PROBLEM TO SOLVE:
Each line that holds the word "chart" is to be identified and copied.

PROVIDED MATERIAL:
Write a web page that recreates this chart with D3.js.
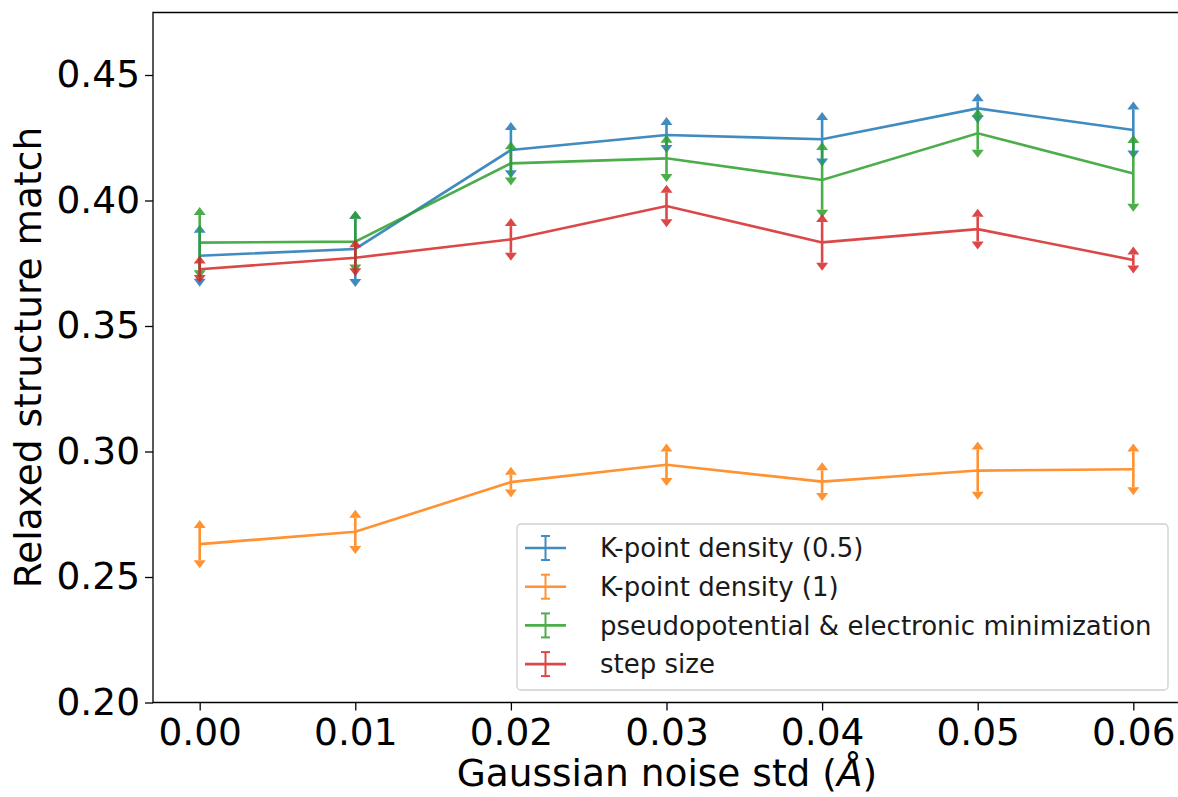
<!DOCTYPE html>
<html><head><meta charset="utf-8">
<script src="https://cdn.jsdelivr.net/npm/d3@7"></script>
<style>body{margin:0;background:#fff;} svg{display:block;font-family:"DejaVu Sans",sans-serif;}</style>
</head><body>
<svg id="chart" width="1178" height="797"></svg>
<script>
const noise = [0.00, 0.01, 0.02, 0.03, 0.04, 0.05, 0.06];
const seriesNames = ["K-point density (0.5)", "K-point density (1)", "pseudopotential & electronic minimization", "step size"];
const kp05 = [0.3780, 0.3807, 0.4201, 0.4261, 0.4244, 0.4367, 0.4281];
const kp05Err = [0.0092, 0.0120, 0.0080, 0.0040, 0.0077, 0.0028, 0.0082];
const kp1 = [0.2631, 0.2680, 0.2878, 0.2947, 0.2880, 0.2924, 0.2929];
const kp1Err = [0.0064, 0.0056, 0.0029, 0.0053, 0.0045, 0.0084, 0.0071];
const pseudo = [0.3832, 0.3836, 0.4148, 0.4168, 0.4082, 0.4268, 0.4108];
const pseudoErr = [0.0110, 0.0091, 0.0056, 0.0062, 0.0119, 0.0066, 0.0121];
const step = [0.3726, 0.3772, 0.3845, 0.3978, 0.3833, 0.3886, 0.3763];
const stepErr = [0.0023, 0.0042, 0.0053, 0.0053, 0.0081, 0.0049, 0.0022];
const xTicks = [0.00, 0.01, 0.02, 0.03, 0.04, 0.05, 0.06];
const yTicks = [0.20, 0.25, 0.30, 0.35, 0.40, 0.45];
const colors = ["#1f77b4", "#ff7f0e", "#2ca02c", "#d62728"];

const series = [
  {name: seriesNames[0], vals: kp05, errs: kp05Err, color: colors[0]},
  {name: seriesNames[1], vals: kp1, errs: kp1Err, color: colors[1]},
  {name: seriesNames[2], vals: pseudo, errs: pseudoErr, color: colors[2]},
  {name: seriesNames[3], vals: step, errs: stepErr, color: colors[3]}
];

const svg = d3.select("#chart");
const L = 153, R = 1180, T = 12.5, B = 702.5;
const x = d3.scaleLinear().domain([-0.003, 0.063]).range([L, R]);
const y = d3.scaleLinear().domain([0.20, 0.4749]).range([B, T]);

const fs = 37.5;
// axes
const xAxis = svg.append("g").attr("transform", `translate(0,${B})`)
  .call(d3.axisBottom(x).tickValues(xTicks).tickFormat(d3.format(".2f")).tickSize(8).tickPadding(5));
const yAxis = svg.append("g").attr("transform", `translate(${L},0)`)
  .call(d3.axisLeft(y).tickValues(yTicks).tickFormat(d3.format(".2f")).tickSize(8).tickPadding(5));
[xAxis, yAxis].forEach(g => {
  g.select(".domain").remove();
  g.selectAll(".tick line").attr("stroke", "#000").attr("stroke-width", 1.3);
  g.selectAll(".tick text").attr("font-size", fs).attr("fill", "#000").attr("font-family", "DejaVu Sans");
});
xAxis.selectAll(".tick text").attr("dy", "0.78em");
// spines (left, top, bottom; right one lies outside the picture)
svg.append("path").attr("d", `M${R},${T} H${L} V${B} H${R}`)
  .attr("fill", "none").attr("stroke", "#000").attr("stroke-width", 1.3);

// axis labels
svg.append("text").attr("x", 667).attr("y", 786).attr("text-anchor", "middle")
  .attr("font-size", fs).attr("fill", "#000")
  .html('Gaussian noise std (<tspan font-style="italic">Å</tspan>)');
svg.append("text").attr("transform", `translate(41,${(T + B) / 2}) rotate(-90)`)
  .attr("text-anchor", "middle").attr("font-size", fs).attr("fill", "#000")
  .text("Relaxed structure match");

const plot = svg.append("g");
const line = d3.line().x((d, i) => x(noise[i])).y(d => y(d));
const aw = 6, ah = 8;
series.forEach(s => {
  const g = plot.append("g").attr("opacity", 0.85);
  g.append("path").datum(s.vals).attr("d", line).attr("fill", "none")
    .attr("stroke", s.color).attr("stroke-width", 2.6);
  s.vals.forEach((v, i) => {
    const cx = x(noise[i]);
    const yt = y(v + s.errs[i]), yb = y(v - s.errs[i]);
    g.append("line").attr("x1", cx).attr("x2", cx).attr("y1", yt).attr("y2", yb)
      .attr("stroke", s.color).attr("stroke-width", 2.6);
    g.append("path").attr("d", `M${cx - aw},${yt} L${cx},${yt - ah} L${cx + aw},${yt} Z`).attr("fill", s.color);
    g.append("path").attr("d", `M${cx - aw},${yb} L${cx},${yb + ah} L${cx + aw},${yb} Z`).attr("fill", s.color);
  });
});

// legend
const lg = svg.append("g");
lg.append("rect").attr("x", 517).attr("y", 524).attr("width", 651).attr("height", 166)
  .attr("rx", 4).attr("fill", "#fff").attr("fill-opacity", 0.8).attr("stroke", "#d0d0d0").attr("stroke-width", 1.3);
series.forEach((s, i) => {
  const cy = 548 + i * 38.7;
  const g = lg.append("g").attr("opacity", 0.85);
  g.append("line").attr("x1", 525).attr("x2", 566).attr("y1", cy).attr("y2", cy).attr("stroke", s.color).attr("stroke-width", 2.6);
  g.append("line").attr("x1", 545.5).attr("x2", 545.5).attr("y1", cy - 12).attr("y2", cy + 12).attr("stroke", s.color).attr("stroke-width", 2);
  g.append("line").attr("x1", 541).attr("x2", 550).attr("y1", cy - 12).attr("y2", cy - 12).attr("stroke", s.color).attr("stroke-width", 2);
  g.append("line").attr("x1", 541).attr("x2", 550).attr("y1", cy + 12).attr("y2", cy + 12).attr("stroke", s.color).attr("stroke-width", 2);
  lg.append("text").attr("x", 600).attr("y", cy).attr("dy", "0.36em").attr("font-size", 26)
    .attr("fill", "#1a1a1a").text(s.name);
});
</script>
</body></html>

TASK RESULT:
Write a web page that recreates this chart with D3.js.
<svg id="chart" width="1178" height="797"></svg>
const svg = d3.select("#chart");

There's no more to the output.